History of Globalization: The Rise of the Liberal Order
What is the liberal order? Why is the world organized the way it is? How did the political ideology of liberalism and the economic system we call capitalism become global norms? How do these structures contribute to global economic, political, and biopolitical inequalities? In this course, students will examine these questions, both historical and contemporary, to better understand the world today. By reading and analyzing the work of scholars in diverse disciplines (political science, history, economics, anthropology, sociology, geography, etc.) written between the eighteenth century and the present, students discover the long-term processes that have shaped relationships between actors on a global scale. They investigate the origins of the liberal and capitalist world. They put into perspective how institutions, policies, and social and economic practices have reproduced these systems both explicitly and implicitly. Students consider how individuals in the past and present have understood the world and their place within it.

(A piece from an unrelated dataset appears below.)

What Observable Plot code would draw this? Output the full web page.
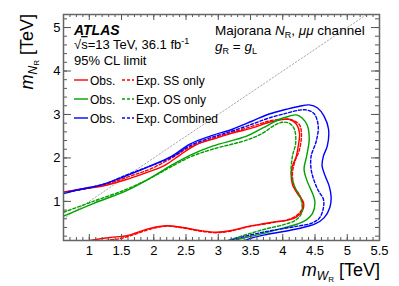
<!DOCTYPE html>
<html><head><meta charset="utf-8">
<script src="https://cdn.jsdelivr.net/npm/d3@7"></script>
<script src="https://cdn.jsdelivr.net/npm/@observablehq/plot@0.6"></script>
<style>body{margin:0;background:#fff;} svg{display:block}</style>
</head><body><div id="chart"></div>
<script>
// ---- data (TeV) ----
const obsSS = [[0.60,1.21],[0.86,1.28],[1.21,1.35],[1.63,1.53],[1.94,1.69],[2.17,1.83],[2.40,2.06],[2.56,2.22],[2.71,2.34],[2.91,2.43],[3.22,2.57],[3.53,2.69],[3.79,2.82],[3.95,2.87],[4.10,2.89],[4.21,2.78],[4.26,2.57],[4.24,2.27],[4.21,2.04],[4.15,1.81],[4.13,1.62],[4.15,1.39],[4.24,1.15],[4.32,0.98],[4.31,0.80],[4.22,0.65],[4.08,0.57],[3.92,0.54],[3.72,0.49],[3.48,0.43],[3.20,0.33],[2.97,0.29],[2.71,0.33],[2.45,0.40],[2.20,0.44],[1.94,0.38],[1.58,0.21],[1.32,0.17],[1.01,0.10],[0.80,0.04]];
const expSS = [[0.60,1.21],[1.21,1.37],[1.63,1.58],[1.94,1.74],[2.28,2.00],[2.56,2.25],[2.91,2.45],[3.22,2.59],[3.53,2.73],[3.79,2.85],[3.99,2.89],[4.15,2.87],[4.26,2.76],[4.29,2.55],[4.26,2.20],[4.18,1.88],[4.15,1.62],[4.18,1.35],[4.27,1.12],[4.31,0.95],[4.29,0.80],[4.20,0.66],[4.06,0.57],[3.92,0.53],[3.72,0.48],[3.48,0.42],[3.20,0.32],[2.97,0.28],[2.71,0.32],[2.45,0.39],[2.20,0.43],[1.94,0.36],[1.70,0.24],[1.50,0.15],[1.30,0.11],[1.10,0.05]];
const obsOS = [[0.60,0.66],[1.06,0.95],[1.58,1.25],[1.94,1.53],[2.25,1.81],[2.56,2.06],[2.91,2.27],[3.44,2.50],[3.69,2.69],[3.95,2.89],[4.10,2.96],[4.21,2.99],[4.30,2.92],[4.38,2.75],[4.41,2.43],[4.37,2.04],[4.33,1.74],[4.38,1.46],[4.47,1.15],[4.50,0.97],[4.46,0.72],[4.36,0.57],[4.23,0.48],[3.99,0.38],[3.72,0.27],[3.40,0.16],[3.17,0.08]];
const expOS = [[0.60,0.75],[1.06,1.00],[1.58,1.28],[1.94,1.53],[2.25,1.78],[2.56,2.02],[2.91,2.20],[3.44,2.41],[3.69,2.57],[3.87,2.75],[3.99,2.82],[4.10,2.80],[4.18,2.66],[4.20,2.34],[4.15,2.04],[4.13,1.65],[4.18,1.35],[4.27,1.10],[4.30,0.90],[4.29,0.72],[4.20,0.57],[4.03,0.47],[3.72,0.36],[3.40,0.22],[3.10,0.08]];
const obsComb = [[0.60,1.18],[0.86,1.28],[1.21,1.39],[1.63,1.62],[1.94,1.81],[2.28,2.04],[2.56,2.32],[2.91,2.52],[3.22,2.66],[3.53,2.85],[3.79,3.01],[4.06,3.12],[4.26,3.19],[4.41,3.22],[4.54,3.15],[4.64,2.96],[4.71,2.66],[4.69,2.27],[4.63,2.04],[4.61,1.81],[4.66,1.58],[4.72,1.35],[4.75,1.10],[4.73,0.86],[4.64,0.62],[4.50,0.48],[4.23,0.37],[3.99,0.30],[3.72,0.23],[3.50,0.15],[3.38,0.08]];
const expComb = [[0.60,1.20],[1.21,1.39],[1.63,1.64],[1.94,1.81],[2.28,2.02],[2.56,2.28],[2.91,2.48],[3.22,2.62],[3.53,2.78],[3.79,2.92],[4.06,3.03],[4.26,3.10],[4.38,3.10],[4.49,3.01],[4.55,2.73],[4.52,2.39],[4.44,2.04],[4.44,1.74],[4.49,1.46],[4.55,1.25],[4.63,1.05],[4.63,0.85],[4.57,0.62],[4.45,0.50],[4.23,0.43],[3.99,0.37],[3.72,0.30],[3.40,0.19],[3.12,0.08]];
const diagonal = [0.1, 5.5];
const xTickLabels = [1,1.5,2,2.5,3,3.5,4,4.5,5,5.5];
const yTickLabels = [1,2,3,4,5];
const xMinorTicks = d3.range(6, 56).map(d => d/10);
const yMinorTicks = d3.range(1, 27).map(d => d/5);

const W = 399, H = 286, mL = 63, mR = 20, mT = 14, mB = 46;
const fw = W - mL - mR, fh = H - mT - mB;
const RED = "#ff0000", GREEN = "#00a000", BLUE = "#0000ff";
const FONT = "Liberation Sans, Arial, Helvetica, sans-serif";
const dash = "3,2";

const curve = (data, color, dashed) => Plot.line(data, {x: d => d[0], y: d => d[1], stroke: color, strokeWidth: 1.4, curve: "catmull-rom", clip: true, strokeDasharray: dashed ? dash : null});

const chart = Plot.plot({
  width: W, height: H,
  marginLeft: mL, marginRight: mR, marginTop: mT, marginBottom: mB,
  style: {fontFamily: FONT, background: "#fff"},
  x: {domain: [0.6, 5.5], axis: null},
  y: {domain: [0.1, 5.3], axis: null},
  marks: [
    Plot.line(diagonal, {x: d => d, y: d => d, stroke: "#aaa", strokeWidth: 1, strokeDasharray: "1.5,2", clip: true}),
    curve(expSS, RED, true), curve(obsSS, RED, false),
    curve(expOS, GREEN, true), curve(obsOS, GREEN, false),
    curve(expComb, BLUE, true), curve(obsComb, BLUE, false),
    Plot.tickX(xMinorTicks, {x: d => d, insetTop: fh - 3, stroke: "#555"}),
    Plot.tickX(xMinorTicks, {x: d => d, insetBottom: fh - 3, stroke: "#555"}),
    Plot.tickX(xTickLabels, {x: d => d, insetTop: fh - 6, stroke: "#555"}),
    Plot.tickX(xTickLabels, {x: d => d, insetBottom: fh - 6, stroke: "#555"}),
    Plot.tickY(yMinorTicks, {y: d => d, insetRight: fw - 4, stroke: "#555"}),
    Plot.tickY(yMinorTicks, {y: d => d, insetLeft: fw - 4, stroke: "#555"}),
    Plot.tickY(yTickLabels, {y: d => d, insetRight: fw - 8, stroke: "#555"}),
    Plot.tickY(yTickLabels, {y: d => d, insetLeft: fw - 8, stroke: "#555"}),
    Plot.frame({stroke: "#666", strokeWidth: 1.5}),
    Plot.axisX(xTickLabels, {anchor: "bottom", tickSize: 0, tickPadding: 5, fontSize: 13, tickFormat: d => String(d), fill: "#000"}),
    Plot.axisY(yTickLabels, {anchor: "left", tickSize: 0, tickPadding: 3, fontSize: 13, tickFormat: d => String(d), fill: "#000"})
  ]
});
document.getElementById("chart").appendChild(chart);

// ---- annotations ----
const svg = d3.select(chart);
const g = svg.append("g").attr("font-family", FONT).attr("fill", "#000");
function txt(x, y, parts, size, anchor, transform) {
  const t = g.append("text").attr("font-size", size).attr("text-anchor", anchor || "start");
  if (transform) t.attr("transform", transform); else t.attr("x", x).attr("y", y);
  for (const p of parts) {
    const s = t.append("tspan").text(p.t);
    if (p.i) s.attr("font-style", "italic");
    if (p.b) s.attr("font-weight", "bold");
    if (p.s) s.attr("font-size", p.s);
    if (p.dy) s.attr("dy", p.dy);
    if (p.o) s.style("text-decoration", "overline");
  }
  return t;
}
// axis titles
txt(0, 0, [{t: "m", i: 1}, {t: "N", i: 1, s: 12, dy: 4}, {t: "R", s: 8, dy: 2}, {t: " [TeV]", dy: -6}], 18, "end", "translate(33,14) rotate(-90)");
txt(380, 276, [{t: "m", i: 1}, {t: "W", i: 1, s: 12, dy: 4}, {t: "R", s: 8, dy: 2}, {t: " [TeV]", dy: -6}], 18, "end");
// ATLAS labels
txt(74, 35, [{t: "ATLAS", i: 1, b: 1}], 14);
txt(74, 49, [{t: "√"}, {t: "s", o: 1}, {t: "=13 TeV, 36.1 fb"}, {t: "-1", s: 9, dy: -5}], 13);
txt(74, 65, [{t: "95% CL limit"}], 13);
txt(215, 35, [{t: "Majorana "}, {t: "N", i: 1}, {t: "R", s: 9, dy: 3}, {t: ", ", dy: -3}, {t: "μμ", i: 1}, {t: " channel"}], 13.5);
txt(215, 51, [{t: "g", i: 1}, {t: "R", s: 9, dy: 3}, {t: " = ", dy: -3}, {t: "g", i: 1}, {t: "L", s: 9, dy: 3}], 13.5);
// legend
const rows = [[RED, "Exp. SS only", 80], [GREEN, "Exp. OS only", 99], [BLUE, "Exp. Combined", 118]];
for (const [c, lab, y] of rows) {
  g.append("line").attr("x1", 74).attr("x2", 88).attr("y1", y).attr("y2", y).attr("stroke", c).attr("stroke-width", 1.4);
  txt(90, y + 4.5, [{t: "Obs."}], 12);
  g.append("line").attr("x1", 122).attr("x2", 134).attr("y1", y).attr("y2", y).attr("stroke", c).attr("stroke-width", 1.4).attr("stroke-dasharray", dash);
  txt(136, y + 4.5, [{t: lab}], 12);
}
</script></body></html>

​Peripheral Perspectives: Histories of the Margins
This seminar prompts students to reflect critically on who has the right to speak for and write about marginalized societies, giving them an opportunity to consider their own subject position as scholars and authors. While East Europe is a central focus, the seminar is configured to be useful to students with a wide range of geographic interests. Students consider the role of academic infrastructure, funding schemes, and politics in creating hierarchies of knowledge production. They explore how their own backgrounds make them well suited to analyze the histories of other societies and cultures as well as the potential pitfalls they might face as scholars with specific view points and forms of training.